DD – I can generate this stat
JM – Do you think the incomplete jobs are actually still running?
DD – We don’t know, and that’s what we’re investigating. There may be a bug in psi4 at the root of all this. We think that most of the incompletes aren’t really running.
JM – Have you looked at the structures?
DD – No, when we think it’s a problem witht ehs tructure, we’ll interface with the submitter.
JH – For things like scf issues in psi4, do you tweak the convergence criteria before resubmitting?
DD – No. If something like that needs to be investigated, we’ll work with the submitter to identify what needs to be changed. I envision that, if only some molecules fail, we’ll modify and resubmit only those, and have the final dataset put all the “good molecules” under the umbrella.
JH – It’s possible, with SCF convergence errors, you can just change some psi4 keywords to resolve them
DD – I think that changing those keywords produces a different job on QCF, right BP?
BP – Right, it’s technically a different job.
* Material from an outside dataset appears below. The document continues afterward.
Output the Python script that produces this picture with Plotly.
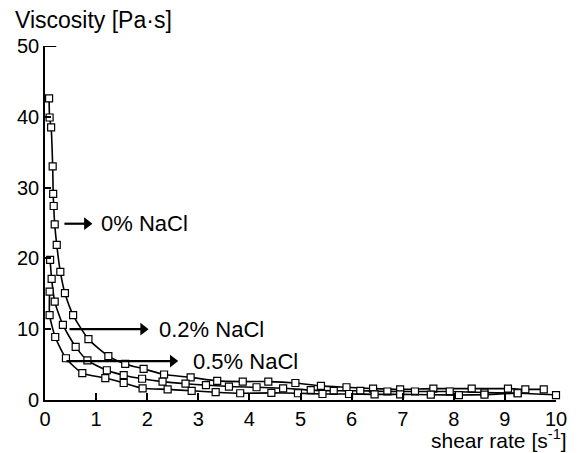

JW – Naming? Should a dataset, after many submissions, ever be tagged “final”, or should we have a version number that always increments? It may get complicated when a dataset is “technically” finished, but human error caused some molecules to be excluded from the initial submission.
DD – I’m in favor of incrementing version numbers. “Final” is a recipe for disaster.
(General) – Yes, dataset naming is really hard
DD – Do gen2 v1 and v2 datasets overlap? or are they completely distinct?
JM – I think they’re completely distinct.
JH – The jobs that are failed with NaNs – Are those due to naming issues (those are suffixed with letters)
DD – All the NaN jobs appear to be suffixed with letters. Good observation.